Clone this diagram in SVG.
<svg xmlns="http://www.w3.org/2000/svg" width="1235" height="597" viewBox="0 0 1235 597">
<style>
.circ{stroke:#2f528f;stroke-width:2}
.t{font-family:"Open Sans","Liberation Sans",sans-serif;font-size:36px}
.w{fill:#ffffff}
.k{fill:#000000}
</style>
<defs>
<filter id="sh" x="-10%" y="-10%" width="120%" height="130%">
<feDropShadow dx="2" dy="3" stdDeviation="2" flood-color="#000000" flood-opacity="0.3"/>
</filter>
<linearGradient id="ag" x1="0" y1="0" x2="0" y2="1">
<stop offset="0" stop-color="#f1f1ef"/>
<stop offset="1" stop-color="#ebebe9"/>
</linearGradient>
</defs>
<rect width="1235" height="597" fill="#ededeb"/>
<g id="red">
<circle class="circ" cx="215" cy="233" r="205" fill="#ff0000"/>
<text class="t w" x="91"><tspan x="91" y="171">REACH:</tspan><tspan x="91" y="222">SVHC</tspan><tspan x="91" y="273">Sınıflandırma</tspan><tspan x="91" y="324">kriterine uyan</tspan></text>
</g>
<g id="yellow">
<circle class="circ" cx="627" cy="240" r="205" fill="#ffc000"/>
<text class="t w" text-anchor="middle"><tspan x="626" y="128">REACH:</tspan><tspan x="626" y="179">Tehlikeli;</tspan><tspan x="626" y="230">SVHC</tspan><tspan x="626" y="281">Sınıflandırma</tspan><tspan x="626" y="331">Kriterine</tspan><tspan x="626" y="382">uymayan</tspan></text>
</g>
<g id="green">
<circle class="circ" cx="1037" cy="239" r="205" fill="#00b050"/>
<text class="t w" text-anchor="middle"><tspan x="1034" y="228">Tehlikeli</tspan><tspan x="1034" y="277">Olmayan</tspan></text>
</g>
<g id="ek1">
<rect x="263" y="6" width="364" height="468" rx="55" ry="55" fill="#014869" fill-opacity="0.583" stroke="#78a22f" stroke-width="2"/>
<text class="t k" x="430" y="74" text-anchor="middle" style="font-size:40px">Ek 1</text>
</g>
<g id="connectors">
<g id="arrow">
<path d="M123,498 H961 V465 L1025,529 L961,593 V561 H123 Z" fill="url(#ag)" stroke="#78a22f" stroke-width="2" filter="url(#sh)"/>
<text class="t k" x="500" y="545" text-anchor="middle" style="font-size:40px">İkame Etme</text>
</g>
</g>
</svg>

+++

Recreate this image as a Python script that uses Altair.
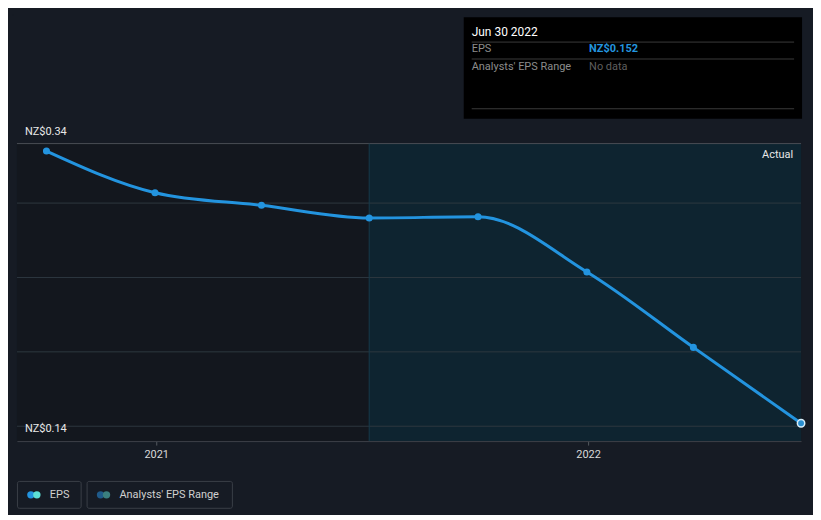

+++

> _STATED EXERCISE_
Where a line contains the string "this", extract that line.

> _EXERCISE RESPONSE_
Clone this diagram in SVG.
Recreate this image as a Python script that uses Altair.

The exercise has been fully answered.